De hecho, la lógica patriarcal al poner el énfasis en la culpabilidad de las víctimas más que en quienes cometen el delito, da pie a que los maltratadores puedan apoyarse en el silencio de sus cómplices y esconderse a la vista de todos. Algo que queda muy claro en la docuserie que acaba de estrenarse en Netflix y que trata del acoso que sufrió la concejala de Ponferrada Nevenka Fernández hace veinte años. Esta mujer cuenta cómo su acosador, el entonces alcalde Ismael Álvarez, la desestabilizó psicológicamente, minó su autoestima y le hizo dudar de sí misma. Relata el miedo y la vergüenza que sentía y el oprobio público que recibió. Fue revictimizada y aunque ganó la sentencia, tuvo que irse del país pues la sociedad española aún no admitía la veracidad de su relato que trastocaba las convenciones sociales y dejaba en evidencia el sexismo que dominaba el imaginario colectivo. Desde entonces, los tiempos son otros y por eso la denuncia de este tipo de violencia bajo el formato televisivo responde mejor a las expectativas de esta época que a las pasadas. De ahí que, con independencia del medio utilizado, tiene importancia que se visibilice el testimonio público de unas mujeres que ponen en entredicho lo que desde hace años se viene diciendo de ella.

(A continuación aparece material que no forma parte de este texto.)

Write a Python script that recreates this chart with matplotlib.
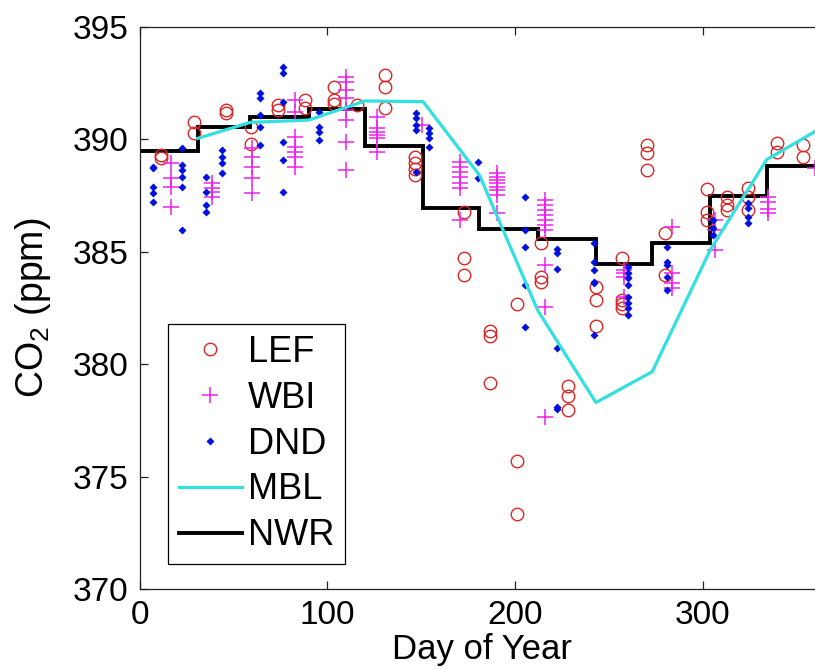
import numpy as np
import matplotlib
matplotlib.use('Agg')
import matplotlib.pyplot as plt

plt.rcParams['font.family'] = ['Liberation Sans', 'DejaVu Sans']
plt.rcParams['mathtext.fontset'] = 'custom'
plt.rcParams['mathtext.rm'] = 'Liberation Sans'

# LEF flask samples (day of year, ppm)
lef_day = [11.4, 11.4, 29.2, 29.2, 45.8, 45.8, 59.2, 59.2, 73.7, 73.7, 88.1, 88.1,
           103.4, 103.4, 103.4, 115.8, 130.7, 130.7, 130.7, 146.5, 146.5, 146.5, 146.5,
           172.8, 172.8, 172.8, 186.6, 186.6, 186.6, 200.8, 200.8, 200.8,
           214, 214, 214, 228, 228, 228, 242.8, 242.8, 242.8,
           256.8, 256.8, 256.8, 256.8, 270.1, 270.1, 270.1, 279.6, 279.6,
           302, 302, 302, 313, 313, 313, 324.2, 324.2, 324.2, 339.3, 339.3, 353.5, 353.5]
lef_co2 = [389.30, 389.15, 390.78, 390.26, 391.30, 391.15, 390.56, 389.80, 391.52, 391.30, 391.74, 391.37,
           392.33, 391.74, 391.55, 391.52, 392.85, 392.33, 391.37, 389.22, 388.93, 388.70, 388.41,
           386.75, 384.71, 383.96, 381.48, 381.25, 379.15, 382.68, 375.69, 373.34,
           385.40, 383.89, 383.67, 379.03, 378.59, 377.97, 383.44, 382.85, 381.71,
           384.71, 382.85, 382.68, 382.48, 389.74, 389.37, 388.63, 385.85, 383.96,
           387.79, 386.78, 386.41, 387.44, 387.08, 386.85, 387.82, 387.44, 386.85, 389.82, 389.44, 389.74, 389.22]

# WBI samples
wbi_day = [16.6] * 4 + [38.8] * 4 + [59.9] * 5 + [82.6] * 7 + [110] * 8 + [126.3] * 6 + [150.5] + \
          [170.4] * 7 + [190.3] * 8 + [215.9] * 10 + [258.2] * 4 + [283.4] * 4 + [306.2] * 3 + \
          [334.7] * 4 + [359.5]
wbi_co2 = [388.93, 388.26, 387.89, 387.00,
           388.04, 387.82, 387.67, 387.44,
           389.60, 389.22, 388.78, 388.26, 387.60,
           391.74, 391.22, 390.11, 389.67, 389.44, 389.22, 388.78,
           392.78, 392.56, 392.19, 391.82, 391.30, 390.85, 389.89, 388.63,
           391.00, 390.48, 390.33, 390.19, 390.04, 389.44,
           390.63,
           389.00, 388.78, 388.56, 388.33, 388.04, 387.82, 386.41,
           388.48, 388.33, 388.19, 388.04, 387.89, 387.74, 387.52, 386.71,
           387.30, 387.08, 386.85, 386.63, 386.41, 386.19, 385.96, 384.41, 382.56, 377.64,
           384.19, 384.04, 383.89, 383.00,
           386.11, 384.04, 383.60, 383.37,
           386.41, 385.96, 385.07,
           387.42, 387.22, 386.88, 386.71,
           388.71]

# DND samples
dnd_day = [7.0] * 5 + [22.6] * 6 + [35.2] * 4 + [44.0] * 4 + [64.0] * 5 + [76.6] * 6 + [95.6] * 4 + \
          [147.2] * 5 + [154.0] * 4 + [180.4] * 2 + [205.1] * 5 + [222.1] * 6 + [242.2] * 6 + \
          [260.3] * 8 + [280.7] * 5 + [305.6] * 3 + [324.2] * 4
dnd_co2 = [388.78, 388.71, 387.89, 387.60, 387.22,
           389.60, 388.85, 388.63, 388.33, 387.89, 385.96,
           388.33, 387.67, 387.08, 386.78,
           389.52, 389.22, 388.93, 388.48,
           392.04, 391.82, 391.08, 390.56, 389.74,
           393.22, 392.93, 391.67, 389.89, 389.08, 387.67,
           391.22, 390.56, 390.33, 389.96,
           391.15, 390.93, 390.63, 390.41, 388.56,
           390.48, 390.26, 390.04, 389.67,
           388.99, 388.26,
           387.44, 385.96, 385.22, 383.52, 381.67,
           385.11, 384.93, 384.22, 380.73, 378.11, 378.00,
           385.37, 384.56, 384.19, 383.67, 383.60, 381.30,
           384.33, 384.04, 383.82, 383.52, 383.00, 382.71, 382.48, 382.19,
           385.22, 384.56, 384.41, 383.89, 383.30,
           386.41, 386.04, 385.74,
           387.15, 386.93, 386.56, 386.26]

# MBL reference curve
mbl_day = [31, 59, 90, 120, 151, 181, 212, 243, 273, 304, 334, 365]
mbl_co2 = [390.04, 390.75, 390.85, 391.70, 391.67, 388.40, 382.40, 378.30, 379.67, 385.10, 389.10, 390.60]

# NWR monthly means
nwr_edges = [0, 31, 59, 90, 120, 151, 181, 212, 243, 273, 304, 334, 365]
nwr_co2 = [389.48, 390.53, 391.00, 391.34, 389.70, 386.93, 386.02, 385.55, 384.44, 385.40, 387.49, 388.82]

fig = plt.figure(figsize=(8.15, 6.7), dpi=100)
ax = fig.add_axes([0.1712, 0.1204, 0.8411, 0.8397])

ax.plot(lef_day, lef_co2, 'o', color='#dd2525', mfc='none', ms=9, mew=1.0, label='LEF')
ax.plot(wbi_day, wbi_co2, '+', color='#ee22ee', ms=11, mew=1.1, label='WBI')
ax.plot(dnd_day, dnd_co2, 'D', color='#0010dd', ms=3.6, mec='none', label='DND')
ax.plot(mbl_day, mbl_co2, '-', color='#33e0e0', lw=2.3, label='MBL')
ax.stairs(nwr_co2, nwr_edges, color='black', lw=2.8, baseline=None, label='NWR')

ax.set_xlim(0, 365)
ax.set_ylim(370, 395)
ax.set_xticks([0, 100, 200, 300])
ax.set_yticks([370, 375, 380, 385, 390, 395])
ax.tick_params(direction='in', top=True, right=True, length=6, width=0.9,
               labelsize=24, pad=8, colors='#222222', labelcolor='black')
for s in ax.spines.values():
    s.set_linewidth(0.9)
    s.set_color('#222222')

ax.set_xlabel('Day of Year', fontsize=25, labelpad=1)
ax.set_ylabel('CO$_2$ (ppm)', fontsize=27, labelpad=14)

leg = ax.legend(loc='upper left', bbox_to_anchor=(0.2061, 0.5164), bbox_transform=fig.transFigure,
                fontsize=26, frameon=True, fancybox=False, framealpha=1, edgecolor='black',
                handlelength=1.75, handletextpad=0.17, labelspacing=0.3, borderpad=0.3,
                borderaxespad=0)
leg.get_frame().set_linewidth(0.9)

fig.savefig('out.png', dpi=100)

Y esto vale también para Rocío Carrasco, a pesar de que lo que cuenta lo presente dentro de un proceso de autolegitimación y autovalidación al ser ella misma la fuente del relato. Si solo se critica que el error está en nivelar el relato de los hechos con la acusación a una persona, se está olvidando la presión social que existe por recolocar la mirada en los victimarios. Una demanda que debe mucho a la lucha feminista y que tuvo su eco el 20 de noviembre de 2019, en la perfomance que cuatro jóvenes artistas, autodenominadas Las tesis, desplegaron en las calles del Valparaíso (Chile). En aquella fecha, acompañadas por más de un centenar de mujeres, interpretaron al unísono una potente coreografía mientras cantaban la letra de lo que se convirtió de inmediato en un himno feminista que se replicaría a nivel globalizado en diversos países. En esa canción se redirigía la mirada hacia quien ejerce la violencia y no hacia la víctima. No hay que olvidar que la violencia de género se ejerce sobre las mujeres, pero que la ejecutan los varones. Ellos son también producto de un proceso de socialización que vincula la virilidad con el dominio, el sometimiento y el control de las mujeres. Por eso mismo, estas docuseries tratan sobre todo de los victimarios que ya no pueden quedar fuera de foco. Y en esa estamos, hay que cambiar la lógica y enfocar bien para dejar de mirar sin ver.